If God wasn’t loving, this would be a terrifying thought, right? God’s chasing you and you can’t escape!

Sometimes we make that mistake – think about Adam and Eve in the garden of Eden after they sinned. They hid from God, hoping God wouldn’t notice them. But it turns out God is really, really good at hide and seek.

And God’s not looking for you to punish you, to see what you’ve been up to recently. God knows all of that already!
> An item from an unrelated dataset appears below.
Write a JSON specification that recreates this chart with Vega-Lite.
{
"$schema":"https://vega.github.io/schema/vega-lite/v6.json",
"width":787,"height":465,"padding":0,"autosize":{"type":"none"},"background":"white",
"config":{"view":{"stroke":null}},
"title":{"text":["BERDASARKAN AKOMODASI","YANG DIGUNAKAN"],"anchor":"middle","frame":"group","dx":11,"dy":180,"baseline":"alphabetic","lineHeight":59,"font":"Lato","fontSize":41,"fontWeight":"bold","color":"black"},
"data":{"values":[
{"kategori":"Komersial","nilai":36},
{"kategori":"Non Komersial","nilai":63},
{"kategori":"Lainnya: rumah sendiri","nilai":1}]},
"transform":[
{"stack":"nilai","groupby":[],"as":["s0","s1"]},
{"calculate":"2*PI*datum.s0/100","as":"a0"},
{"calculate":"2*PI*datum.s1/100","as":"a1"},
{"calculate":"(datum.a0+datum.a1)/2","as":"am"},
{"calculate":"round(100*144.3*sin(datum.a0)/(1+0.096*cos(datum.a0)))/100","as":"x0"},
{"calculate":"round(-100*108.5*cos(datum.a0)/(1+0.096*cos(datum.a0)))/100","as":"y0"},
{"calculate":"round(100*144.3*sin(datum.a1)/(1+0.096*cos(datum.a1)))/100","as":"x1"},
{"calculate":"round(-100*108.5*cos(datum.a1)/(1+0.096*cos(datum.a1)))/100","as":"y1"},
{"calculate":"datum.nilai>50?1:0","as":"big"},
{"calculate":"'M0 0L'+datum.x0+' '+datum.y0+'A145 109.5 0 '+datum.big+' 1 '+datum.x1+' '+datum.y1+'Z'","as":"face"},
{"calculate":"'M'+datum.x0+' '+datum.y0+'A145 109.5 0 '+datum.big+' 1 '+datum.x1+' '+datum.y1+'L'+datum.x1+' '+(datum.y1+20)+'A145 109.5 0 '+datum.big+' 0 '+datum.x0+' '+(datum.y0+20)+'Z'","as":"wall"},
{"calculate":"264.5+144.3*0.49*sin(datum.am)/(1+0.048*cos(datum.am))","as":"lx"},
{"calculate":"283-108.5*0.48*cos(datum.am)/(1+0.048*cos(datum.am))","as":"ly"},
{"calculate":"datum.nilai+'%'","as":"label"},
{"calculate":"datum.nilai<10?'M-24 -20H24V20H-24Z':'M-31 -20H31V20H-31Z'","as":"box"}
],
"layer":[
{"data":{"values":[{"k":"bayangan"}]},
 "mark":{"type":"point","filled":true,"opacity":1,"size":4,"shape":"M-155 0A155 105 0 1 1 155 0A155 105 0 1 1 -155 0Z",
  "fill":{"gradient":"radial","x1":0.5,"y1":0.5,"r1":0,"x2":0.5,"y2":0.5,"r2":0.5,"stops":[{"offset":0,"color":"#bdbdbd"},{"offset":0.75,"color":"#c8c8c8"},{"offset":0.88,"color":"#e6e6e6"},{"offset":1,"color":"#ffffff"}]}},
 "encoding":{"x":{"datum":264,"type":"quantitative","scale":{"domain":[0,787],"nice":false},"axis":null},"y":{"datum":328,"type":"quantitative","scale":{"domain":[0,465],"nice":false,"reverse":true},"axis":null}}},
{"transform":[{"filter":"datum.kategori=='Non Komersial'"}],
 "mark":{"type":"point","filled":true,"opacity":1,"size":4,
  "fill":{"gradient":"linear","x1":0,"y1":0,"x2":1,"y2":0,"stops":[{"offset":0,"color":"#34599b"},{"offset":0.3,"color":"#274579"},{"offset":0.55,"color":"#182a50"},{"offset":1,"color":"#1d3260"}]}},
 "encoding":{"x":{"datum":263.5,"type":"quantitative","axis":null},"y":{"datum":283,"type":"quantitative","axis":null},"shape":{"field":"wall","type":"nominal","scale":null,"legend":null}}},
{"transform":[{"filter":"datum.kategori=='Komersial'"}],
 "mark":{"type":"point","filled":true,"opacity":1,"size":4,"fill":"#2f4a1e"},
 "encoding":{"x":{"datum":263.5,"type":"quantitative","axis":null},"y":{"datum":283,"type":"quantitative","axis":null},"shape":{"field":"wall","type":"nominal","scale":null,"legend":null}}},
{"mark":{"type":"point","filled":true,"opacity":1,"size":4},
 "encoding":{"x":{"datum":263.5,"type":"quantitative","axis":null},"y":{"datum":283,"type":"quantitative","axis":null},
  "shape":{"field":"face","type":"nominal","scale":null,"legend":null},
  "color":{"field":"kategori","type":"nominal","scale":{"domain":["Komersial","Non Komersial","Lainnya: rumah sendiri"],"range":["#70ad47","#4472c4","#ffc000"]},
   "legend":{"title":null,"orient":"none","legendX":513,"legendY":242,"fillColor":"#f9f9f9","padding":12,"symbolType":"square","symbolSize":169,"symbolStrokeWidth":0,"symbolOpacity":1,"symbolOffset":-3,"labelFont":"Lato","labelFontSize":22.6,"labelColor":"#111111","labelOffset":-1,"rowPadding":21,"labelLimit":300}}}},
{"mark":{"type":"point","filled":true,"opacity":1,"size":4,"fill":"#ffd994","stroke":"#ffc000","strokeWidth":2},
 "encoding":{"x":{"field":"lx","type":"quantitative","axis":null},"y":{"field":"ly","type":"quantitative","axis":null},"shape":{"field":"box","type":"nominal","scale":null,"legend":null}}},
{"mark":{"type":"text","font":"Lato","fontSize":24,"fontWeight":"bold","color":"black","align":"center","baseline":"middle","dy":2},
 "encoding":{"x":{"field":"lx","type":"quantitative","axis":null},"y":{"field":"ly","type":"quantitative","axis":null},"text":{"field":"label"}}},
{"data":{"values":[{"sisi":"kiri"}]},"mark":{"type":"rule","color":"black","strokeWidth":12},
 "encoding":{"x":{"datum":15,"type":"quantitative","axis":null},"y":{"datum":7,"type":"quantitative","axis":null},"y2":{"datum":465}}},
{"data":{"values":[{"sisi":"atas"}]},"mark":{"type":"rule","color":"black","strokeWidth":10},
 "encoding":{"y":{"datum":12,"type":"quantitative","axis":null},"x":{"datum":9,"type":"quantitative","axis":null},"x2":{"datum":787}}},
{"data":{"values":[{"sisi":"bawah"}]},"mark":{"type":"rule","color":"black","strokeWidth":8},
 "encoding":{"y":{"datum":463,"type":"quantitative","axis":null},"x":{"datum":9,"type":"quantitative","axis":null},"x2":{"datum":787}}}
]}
God pursuing us is good news, the best news ever, because God knows all about who you are and what you’ve done, and God choose to love you, chooses to forgive you.

God is pursuing you with mercy and love, seeking to be in relationship with you, seeking to find you and carry you back home.

Jesus’ call is for us to abide in his love, to live your life secure in the confident hope that you are a beloved child of God, trusting that the Good Shepherd is watching over you, leading you, seeking you out when you go astray.

Live knowing you are forgiven, knowing you are set free from the captivity to sin and death, released from your shame.

Sometimes people ask, “Have you found Jesus?” My favorite answer is “Wait, was he missing?” But the most accurate answer to that question is “No, he found me.” Jesus says, “You did not choose me, but I chose you.” We love because God first loved us. That’s grace. God pursues us when we get lost, when we forget where we’re going, even when we run away.

When we think we’ve messed up too much to come home, God forgives and welcomes us back. When we don’t even know we’re lost, God finds us. When we go astray, God comes looking for us and carries us home. God pursues you with grace.

Beloved of God, may you know the love of the Good Shepherd, who seeks you out and finds you, and rejoices to bring you home.